Director's Comments
Shelly Kraicer asked the directors whose films we are showing to comment on the situation of independent cinema in China, and also for their thoughts on the Beijing Independent Film Festival’s importance both for Chinese independent cinema and for their own careers as filmmakers. Here is a selection of their comments (translations by Shelly).

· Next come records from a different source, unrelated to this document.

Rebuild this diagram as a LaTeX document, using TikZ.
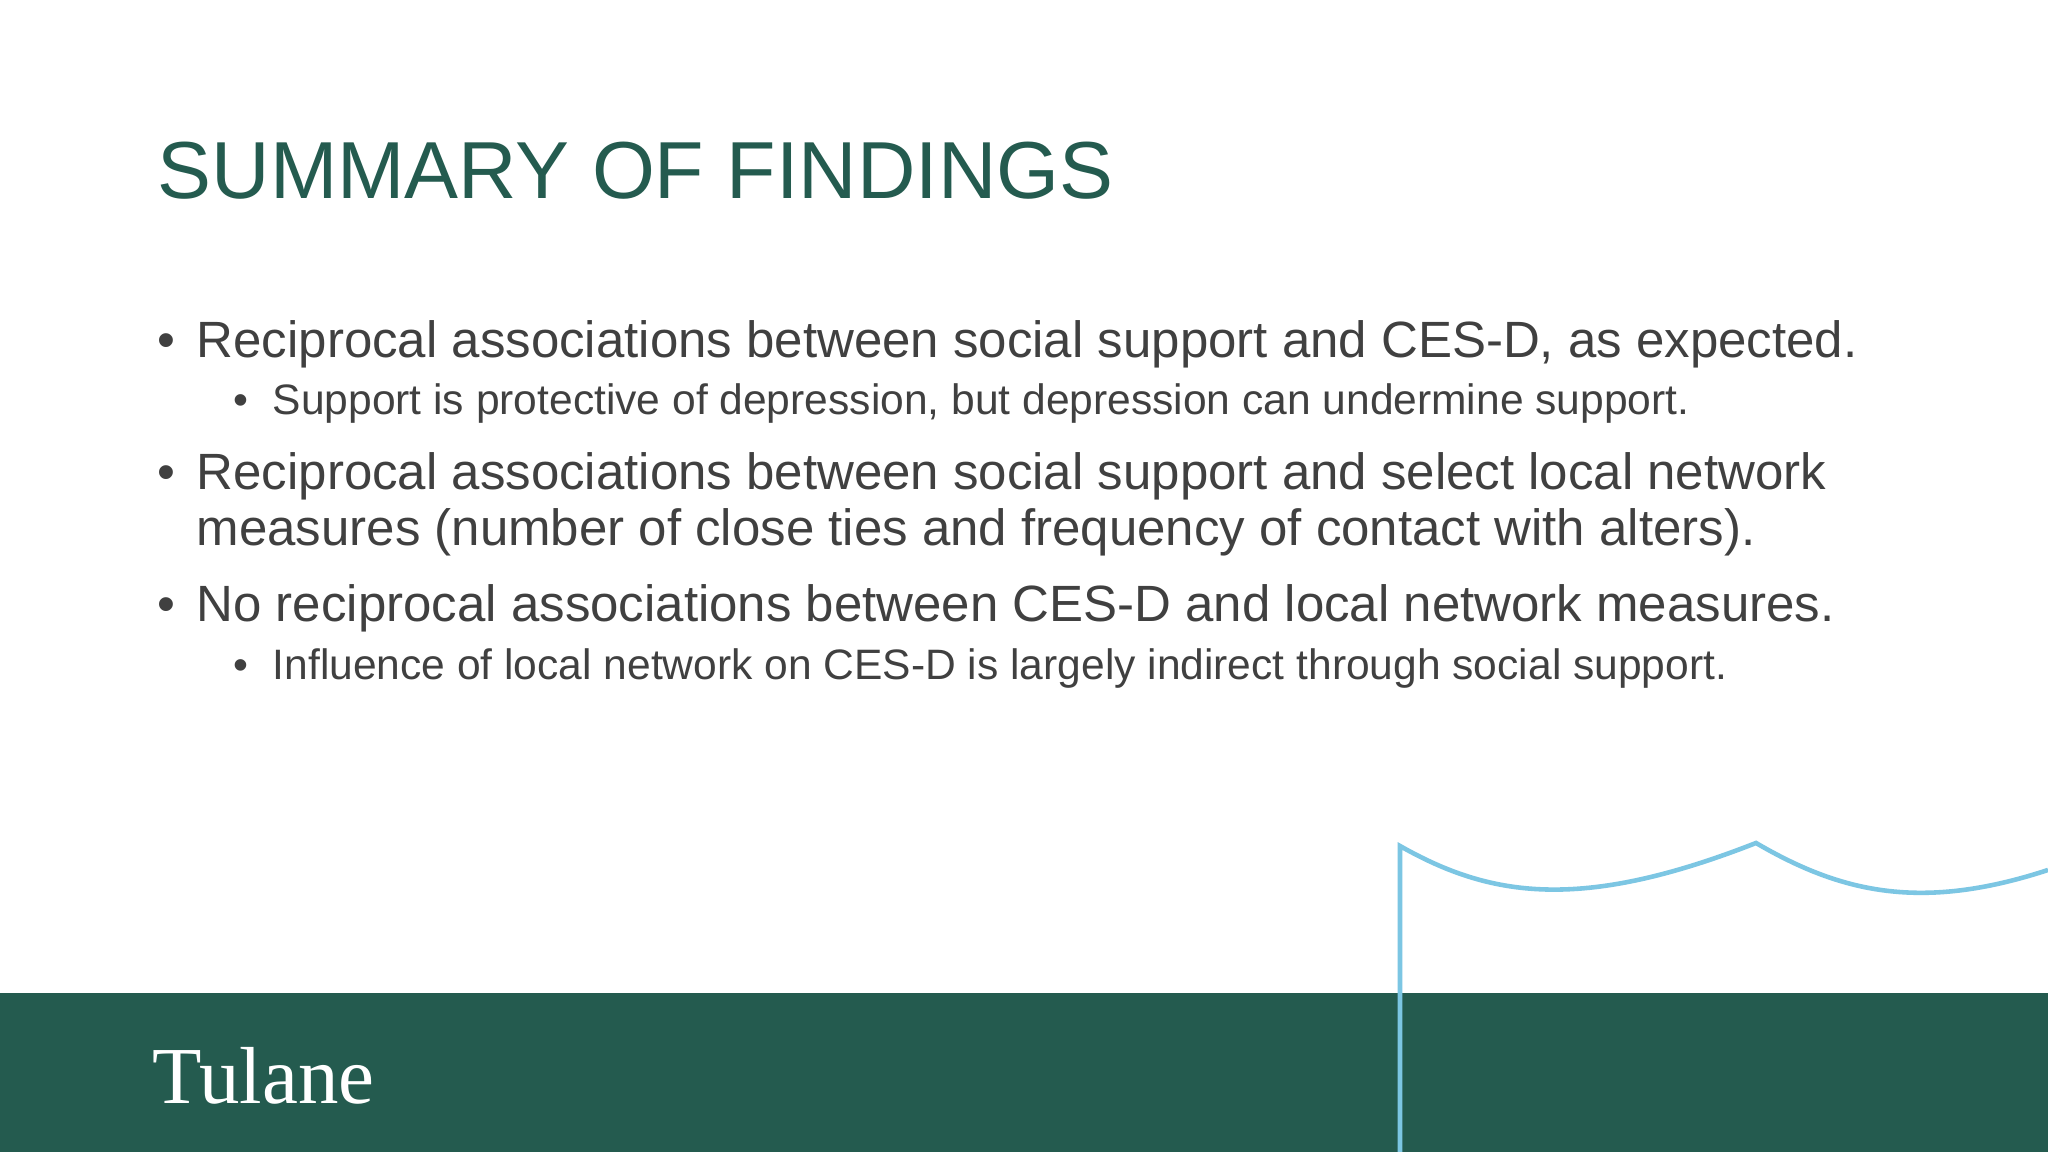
\documentclass[tikz,border=0pt]{standalone}
\usepackage{fontspec}
\setmainfont{Liberation Sans}
\newfontfamily\logofont{Liberation Serif}
\definecolor{tgreen}{HTML}{245B4F}
\definecolor{ttext}{HTML}{404040}
\definecolor{tblue}{HTML}{7CC6E3}
\tikzset{
  title/.style={anchor=base west,inner sep=0,text=tgreen,font=\fontsize{23}{28}\selectfont},
  main/.style={anchor=base west,inner sep=0,text=ttext,font=\fontsize{14.5}{17}\selectfont},
  sub/.style={anchor=base west,inner sep=0,text=ttext,font=\fontsize{12.1}{14}\selectfont},
}
\begin{document}
\begin{tikzpicture}[x=0.01cm,y=0.01cm]
\useasboundingbox (0,0) rectangle (2048,1152);
\fill[white] (0,0) rectangle (2048,1152);
\fill[tgreen] (0,0) rectangle (2048,159);
\node[title] (t) at (157,953) {SUMMARY OF FINDINGS};
\node[main] (b1d) at (157,794) {•};
\node[main] (b1) at (196,794) {Reciprocal associations between social support and CES-D, as expected.};
\node[sub] (s1d) at (233,737) {•};
\node[sub] (s1) at (272,737) {Support is protective of depression, but depression can undermine support.};
\node[main] (b2d) at (157,662) {•};
\node[main] (b2) at (196,662) {Reciprocal associations between social support and select local network};
\node[main] (b2b) at (196,606) {measures (number of close ties and frequency of contact with alters).};
\node[main] (b3d) at (157,530) {•};
\node[main] (b3) at (196,530) {No reciprocal associations between CES-D and local network measures.};
\node[sub] (s3d) at (233,472) {•};
\node[sub] (s3) at (272,472) {Influence of local network on CES-D is largely indirect through social support.};
\node[anchor=base west,inner sep=0,text=white,font=\logofont\fontsize{23}{28}\selectfont] (logo) at (152,48) {Tulane};
\draw[tblue,line width=1.3pt] (1400,0) -- (1400,306)
  .. controls (1490,255) and (1580,240) .. (1756,309)
  .. controls (1840,260) and (1920,240) .. (2048,282);
\end{tikzpicture}
\end{document}
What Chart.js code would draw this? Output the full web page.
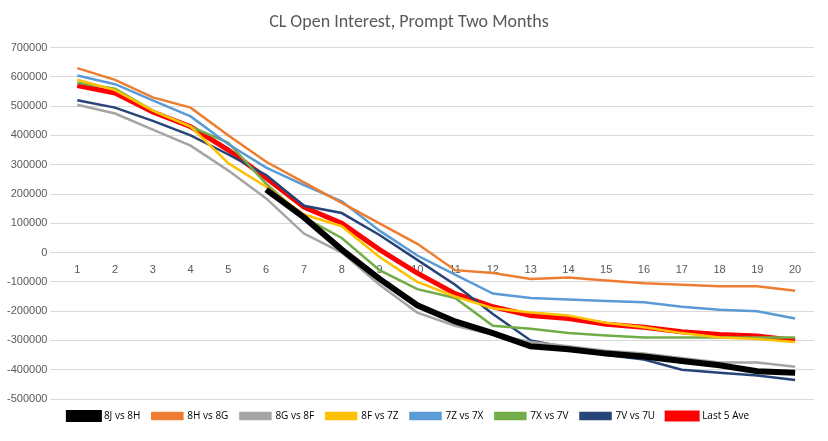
<!DOCTYPE html>
<html>
<head>
<script src="https://cdn.jsdelivr.net/npm/chart.js@4"></script>
<style>
  html, body { margin: 0; background: #fff; }
  #wrap { width: 828px; height: 441px; }
</style>
</head>
<body>
<div id="wrap"><canvas id="chart"></canvas></div>
<script>
const labels = ['1','2','3','4','5','6','7','8','9','10','11','12','13','14','15','16','17','18','19','20'];

const s8J8H = [null,null,null,null,null,215000,120000,10000,-90000,-180000,-235000,-275000,-320000,-330000,-345000,-355000,-370000,-385000,-405000,-410000];
const s8H8G = [630000,590000,530000,495000,400000,310000,240000,170000,100000,30000,-60000,-70000,-90000,-85000,-95000,-105000,-110000,-115000,-115000,-130000];
const s8G8F = [505000,475000,420000,365000,280000,185000,65000,0,-110000,-205000,-250000,-280000,-305000,-320000,-335000,-345000,-360000,-375000,-375000,-390000];
const s8F7Z = [590000,555000,485000,430000,305000,225000,130000,90000,-15000,-100000,-150000,-190000,-205000,-215000,-240000,-255000,-275000,-290000,-295000,-305000];
const s7Z7X = [605000,575000,520000,465000,370000,290000,230000,175000,75000,-10000,-75000,-140000,-155000,-160000,-165000,-170000,-185000,-195000,-200000,-225000];
const s7X7V = [580000,560000,485000,430000,375000,235000,120000,50000,-60000,-125000,-155000,-250000,-260000,-275000,-283000,-290000,-290000,-290000,-290000,-290000];
const s7V7U = [520000,495000,450000,400000,335000,265000,160000,135000,60000,-25000,-110000,-210000,-300000,-325000,-350000,-365000,-400000,-410000,-420000,-435000];
const last5 = [570000,545000,480000,430000,350000,255000,155000,100000,10000,-70000,-140000,-185000,-215000,-225000,-245000,-255000,-270000,-280000,-285000,-300000];

function ds(label, data, color, width) {
  return { label, data, borderColor: color, backgroundColor: color, borderWidth: width,
           pointRadius: 0, tension: 0, fill: false, spanGaps: false };
}

new Chart(document.getElementById('chart'), {
  type: 'line',
  data: {
    labels,
    datasets: [
      ds('8J vs 8H', s8J8H, '#000000', 6),
      ds('8H vs 8G', s8H8G, '#ED7D31', 2.5),
      ds('8G vs 8F', s8G8F, '#A5A5A5', 2.5),
      ds('8F vs 7Z', s8F7Z, '#FFC000', 2.5),
      ds('7Z vs 7X', s7Z7X, '#5B9BD5', 2.5),
      ds('7X vs 7V', s7X7V, '#70AD47', 2.5),
      ds('7V vs 7U', s7V7U, '#264478', 2.5),
      ds('Last 5 Ave', last5, '#FF0000', 5)
    ]
  },
  options: {
    responsive: true,
    maintainAspectRatio: false,
    animation: false,
    layout: { padding: { left: 4, right: 14, top: 4, bottom: 10 } },
    plugins: {
      title: { display: true, text: 'CL Open Interest, Prompt Two Months', color: '#595959',
               font: { family: 'Calibri, Carlito, "Open Sans", sans-serif', size: 18, weight: 'normal' },
               padding: { top: 8, bottom: 14 } },
      legend: { position: 'bottom',
                labels: { boxWidth: 30, boxHeight: 6, color: '#000', padding: 12,
                          font: { family: '"Open Sans", sans-serif', size: 10 } } }
    },
    scales: {
      x: {
        position: { y: 0 },
        offset: true,
        grid: { display: false },
        border: { color: '#d9d9d9' },
        ticks: { color: '#595959', font: { size: 11 }, maxRotation: 0 }
      },
      y: {
        min: -500000, max: 700000,
        grid: { color: '#d9d9d9' },
        border: { display: false },
        ticks: { stepSize: 100000, color: '#595959', font: { size: 11 },
                 callback: v => String(v) }
      }
    }
  }
});
</script>
</body>
</html>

I believe that the “unsuccessful” film festivals that occurred in Songzhuang 2011 to now are in fact authentic film festivals. This kind of film festival is rare in the entire world — a festival that is not afraid of resistance, a festival that struggles for freedom.
- Wang Wo
In 2012, BIFF experienced the first power cutoff in its history. The target of the cutoff was the opening film Egg and Stone, which I directed. I left my daughter, whom I had given birth to less than a month before, alone for this first time, so that I could attend. I felt like a mother watching her own child stabbed to death in public. Later, I wondered: “Why live in this kind of a country?” Afterwards I got it: the government can use any means at its disposal to obliterate a film festival, but can it wipe out Egg and Stone?
- Huang Ji
BIFF is the most stimulating film festival in the world. As far as I’m concerned, there is nowhere else our physical safety would be threatened and property rights violated merely because we’re watching films together. During the last few years of BIFF, you could feel the absurdity of China, and feel the government’s incessant fear. Chinese audiences are great: they know how to use their minds. On the other hand, I won’t make a special effort to pander to Western audiences. I don’t even understand why they are willing to watch superficial, or you could say symbolic, accounts of Chinese misery.
- Yang Mingming
What’s special about the experience of attending BIFF? Showing a film there requires you to proceed with even greater caution than you would while having a secret love affair. I think that what the officials, have done at BIFF is an event with special Chinese characteristics. I try to understand it as a form of performance art.
- Wang Xiaozhen
BIFF is extremely important. It is an exit. It is a place where different social strata and the collective unconscious interact.
- Zhang Yipin
Sometimes I shoot films just so I can hear my inner voice. But in China doing this may not be “permitted”. Therefore, many artists will censor themselves. It’s a question of making a choice. I absolutely need Chinese audiences to see my films, because I shoot stories that this land itself gives rise to.
- Yang Pingdao
Resolve in political matters, no matter if it’s on the left, the centre, or the right, commands people’s respect. But business interests cloaked in the guise of ideology are engaged in suppressing BIFF. This act is an insult to the concept of “ideology”. It makes one suspicious of most of China’s so-called questions of political idealism, which are in fact merely boring, pragmatic economic disputes. The force that suppresses unofficial images is undergoing a transformation: from political to commercial. Will this process even cheapen the spirit of independence itself?
- Zhong Su
I am empowered by my films to uncover the vibrant nature of the world.
- Bai Bin
Fear and anger are a common experience while attending BIFF. Government obstruction of BIFF intensifies my desire to shoot films. Moreover, in my new film I inquire directly into cinema’s core problem of democracy. I’ve always believed that my own work and the BIFF form an organic whole.
- Xu Ruotao
BIFF is the birthplace of my documentaries. Almost all of my works have had their first screenings there. I believe that seeing is the beginning of change. I hope that my documentaries provide people with food for thought. Start from changing a prejudice, and you could even end up changing an entire world.
- Xu Tong
The beauty of independent cinema lies in its independence. The opposite of this independence is a media controlled by a propaganda mechanism under centralized command. Independence, exploration, and discovery grant you freedom.
- Hu Jie
Attending BIFF was the first time I discovered that there were so many people who did just what I was doing, the first time I found colleagues who felt the same kind of excitement.